§ Requirements
Take the lines from the beginning of the material through the line containing "zero_values = [0, 0]" and retype them exactly, leaving the pictures out.

**** Provided data

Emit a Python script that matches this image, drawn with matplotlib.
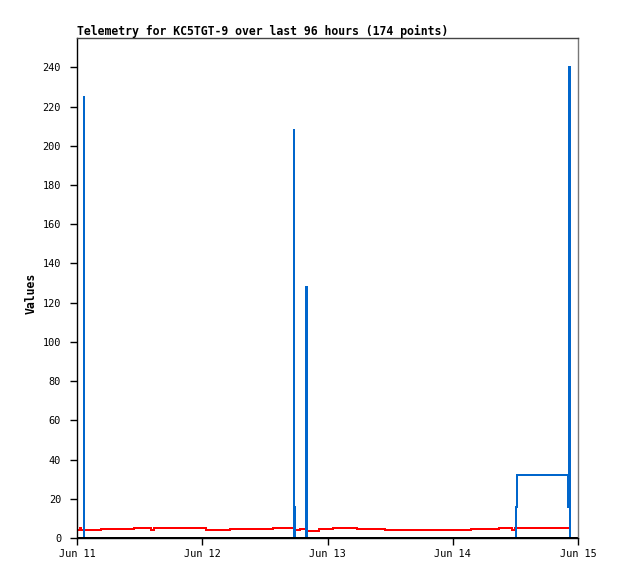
import matplotlib
matplotlib.use('Agg')
import matplotlib.pyplot as plt

# Hours since Jun 11 00:00
day_ticks = [0, 24, 48, 72, 96]
day_labels = ["Jun 11", "Jun 12", "Jun 13", "Jun 14", "Jun 15"]
y_ticks = list(range(0, 241, 20))

red_hours = [0.3, 0.5, 0.77, 4.6, 11.0, 14.2, 14.8, 24.7, 29.3, 37.5, 41.5, 42.7,
             44.0, 46.4, 49.1, 53.7, 59.1, 75.5, 80.9, 83.4, 83.9, 94.0]
red_values = [3.9, 4.9, 3.9, 4.4, 4.9, 3.9, 4.9, 3.9, 4.4, 4.9, 4.0, 4.6,
              3.8, 4.4, 4.9, 4.4, 3.9, 4.4, 4.9, 3.9, 4.9, 4.9]

blue_hours = [0.3, 1.28, 1.36, 41.5, 41.62, 41.8, 43.95, 44.03, 84.06, 84.26,
              94.0, 94.25, 94.42, 96.0]
blue_values = [0, 225, 0, 208, 16, 0, 128, 0, 16, 32, 16, 240, 0, 0]

zero_hours = [0.4, 96.0]
zero_values = [0, 0]

fig = plt.figure(figsize=(6.18, 5.79), dpi=100)
ax = fig.add_axes([77/618, 41/579, 501/618, 500/579])

ax.plot(red_hours, red_values, drawstyle='steps-post', color='#ff0000', lw=1.3,
        antialiased=False)
ax.plot(blue_hours, blue_values, drawstyle='steps-post', color='#0066cc', lw=1.4,
        antialiased=False)
ax.plot(zero_hours, zero_values, color='#000000', lw=1.3, clip_on=False,
        antialiased=False)

ax.set_xlim(0, 96)
ax.set_ylim(0, 255)
ax.set_xticks(day_ticks)
ax.set_xticklabels(day_labels)
ax.set_yticks(y_ticks)

for lab in ax.get_xticklabels() + ax.get_yticklabels():
    lab.set_fontfamily('DejaVu Sans Mono')
    lab.set_fontsize(7.4)

ax.tick_params(axis='y', direction='out', length=5, width=1, pad=6.5)
ax.tick_params(axis='x', direction='out', length=5, width=1, pad=3)

ax.spines['left'].set_color('#000000')
ax.spines['bottom'].set_color('#000000')
ax.spines['top'].set_color('#444444')
ax.spines['right'].set_color('#777777')
for s in ax.spines.values():
    s.set_linewidth(1)

ax.set_title("Telemetry for KC5TGT-9 over last 96 hours (174 points)", loc='left',
             fontfamily='DejaVu Sans Mono', fontweight='bold', fontsize=8.3, pad=2)
ax.set_ylabel("Values", fontfamily='DejaVu Sans Mono', fontweight='bold', fontsize=8.3)
ax.yaxis.set_label_coords((38 - 77) / 501, 0.49)

fig.savefig('out.png', dpi=100)
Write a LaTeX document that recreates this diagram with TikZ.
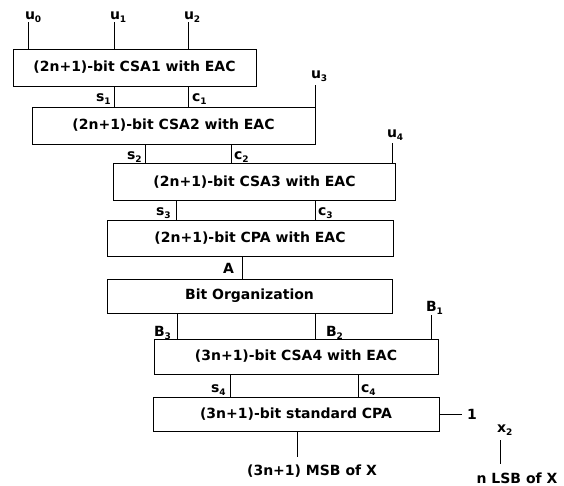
\documentclass[tikz,border=0pt]{standalone}
\usepackage{fontspec}
\setmainfont{DejaVu Sans}[BoldFont={DejaVu Sans Bold}]
\newcommand{\lowr}[1]{\raisebox{-3pt}{\fontsize{9}{9}\selectfont #1}}
\begin{document}
\begin{tikzpicture}[x=1pt,y=-1pt,line width=1pt,
  blk/.style={draw,inner sep=0pt,outer sep=0pt,font=\fontsize{14}{16}\selectfont\bfseries},
  lbl/.style={inner sep=0pt,outer sep=0pt,font=\fontsize{14}{16}\selectfont\bfseries}]
\useasboundingbox (0,0) rectangle (564,485);
% blocks
\node[blk,minimum width=243pt,minimum height=37pt] (csa1) at (134.5,67.5) {(2n+1)-bit CSA1 with EAC};
\node[blk,minimum width=283pt,minimum height=37pt] (csa2) at (173.5,125.5) {(2n+1)-bit CSA2 with EAC};
\node[blk,minimum width=282pt,minimum height=37pt] (csa3) at (254.5,182) {(2n+1)-bit CSA3 with EAC};
\node[blk,minimum width=286pt,minimum height=36pt] (cpa) at (250,238) {(2n+1)-bit CPA with EAC};
\node[blk,minimum width=285pt,minimum height=34pt] (bo) at (249.5,296) {Bit Organization};
\node[blk,minimum width=284pt,minimum height=35pt] (csa4) at (296,356.5) {(3n+1)-bit CSA4 with EAC};
\node[blk,minimum width=286pt,minimum height=34pt] (std) at (296,414) {(3n+1)-bit standard CPA};
% x positions / free ends
\coordinate (u0) at (28,22);
\coordinate (u1) at (114,22);
\coordinate (u2) at (188,22);
\coordinate (u3) at (315,85);
\coordinate (u4) at (392,143);
\coordinate (b1) at (431,315);
\coordinate (s1x) at (114,0);
\coordinate (c1x) at (188,0);
\coordinate (s2x) at (145,0);
\coordinate (c2x) at (231,0);
\coordinate (s3x) at (176,0);
\coordinate (c3x) at (315,0);
\coordinate (ax) at (242,0);
\coordinate (b3x) at (177,0);
\coordinate (b2x) at (315,0);
\coordinate (s4x) at (230,0);
\coordinate (c4x) at (358,0);
\coordinate (one) at (462,414);
\coordinate (msb) at (297,457);
\coordinate (x2t) at (500,440);
\coordinate (x2b) at (500,464);
% connectors
\draw (u0) -- (csa1.north -| u0);
\draw (u1) -- (csa1.north -| u1);
\draw (u2) -- (csa1.north -| u2);
\draw (csa1.south -| s1x) -- (csa2.north -| s1x);
\draw (csa1.south -| c1x) -- (csa2.north -| c1x);
\draw (u3) -- (csa2.north -| u3);
\draw (csa2.south -| s2x) -- (csa3.north -| s2x);
\draw (csa2.south -| c2x) -- (csa3.north -| c2x);
\draw (u4) -- (csa3.north -| u4);
\draw (csa3.south -| s3x) -- (cpa.north -| s3x);
\draw (csa3.south -| c3x) -- (cpa.north -| c3x);
\draw (cpa.south -| ax) -- (bo.north -| ax);
\draw (bo.south -| b3x) -- (csa4.north -| b3x);
\draw (bo.south -| b2x) -- (csa4.north -| b2x);
\draw (b1) -- (csa4.north -| b1);
\draw (csa4.south -| s4x) -- (std.north -| s4x);
\draw (csa4.south -| c4x) -- (std.north -| c4x);
\draw (std.east) -- (one);
\draw (std.south -| msb) -- (msb);
\draw (x2t) -- (x2b);
% labels
\node[lbl,anchor=base west] (lu0) at (25,19) {u\lowr{0}};
\node[lbl,anchor=base west] (lu1) at (110,19) {u\lowr{1}};
\node[lbl,anchor=base west] (lu2) at (184,19) {u\lowr{2}};
\node[lbl,anchor=base west] (lu3) at (311,78) {u\lowr{3}};
\node[lbl,anchor=base west] (lu4) at (387,137) {u\lowr{4}};
\node[lbl,anchor=base west] (ls1) at (96,101) {s\lowr{1}};
\node[lbl,anchor=base west] (lc1) at (192,101) {c\lowr{1}};
\node[lbl,anchor=base west] (ls2) at (127,159) {s\lowr{2}};
\node[lbl,anchor=base west] (lc2) at (234,159) {c\lowr{2}};
\node[lbl,anchor=base west] (ls3) at (156,215) {s\lowr{3}};
\node[lbl,anchor=base west] (lc3) at (318,215) {c\lowr{3}};
\node[lbl,anchor=base west] (la) at (223,273) {A};
\node[lbl,anchor=base west] (lb3) at (154,336) {B\lowr{3}};
\node[lbl,anchor=base west] (lb2) at (326,336) {B\lowr{2}};
\node[lbl,anchor=base west] (lb1) at (426,311) {B\lowr{1}};
\node[lbl,anchor=base west] (ls4) at (211,392) {s\lowr{4}};
\node[lbl,anchor=base west] (lc4) at (361,392) {c\lowr{4}};
\node[lbl,anchor=base west] (l1) at (467,419) {1};
\node[lbl,anchor=base west] (lx2) at (497,432) {x\lowr{2}};
\node[lbl,anchor=base] (lmsb) at (312,475) {(3n+1) MSB of X};
\node[lbl,anchor=base] (llsb) at (517,483) {n LSB of X};
\end{tikzpicture}
\end{document}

********

§ Task result
Emit a Python script that matches this image, drawn with matplotlib.
import matplotlib
matplotlib.use('Agg')
import matplotlib.pyplot as plt

# Hours since Jun 11 00:00
day_ticks = [0, 24, 48, 72, 96]
day_labels = ["Jun 11", "Jun 12", "Jun 13", "Jun 14", "Jun 15"]
y_ticks = list(range(0, 241, 20))

red_hours = [0.3, 0.5, 0.77, 4.6, 11.0, 14.2, 14.8, 24.7, 29.3, 37.5, 41.5, 42.7,
             44.0, 46.4, 49.1, 53.7, 59.1, 75.5, 80.9, 83.4, 83.9, 94.0]
red_values = [3.9, 4.9, 3.9, 4.4, 4.9, 3.9, 4.9, 3.9, 4.4, 4.9, 4.0, 4.6,
              3.8, 4.4, 4.9, 4.4, 3.9, 4.4, 4.9, 3.9, 4.9, 4.9]

blue_hours = [0.3, 1.28, 1.36, 41.5, 41.62, 41.8, 43.95, 44.03, 84.06, 84.26,
              94.0, 94.25, 94.42, 96.0]
blue_values = [0, 225, 0, 208, 16, 0, 128, 0, 16, 32, 16, 240, 0, 0]

zero_hours = [0.4, 96.0]
zero_values = [0, 0]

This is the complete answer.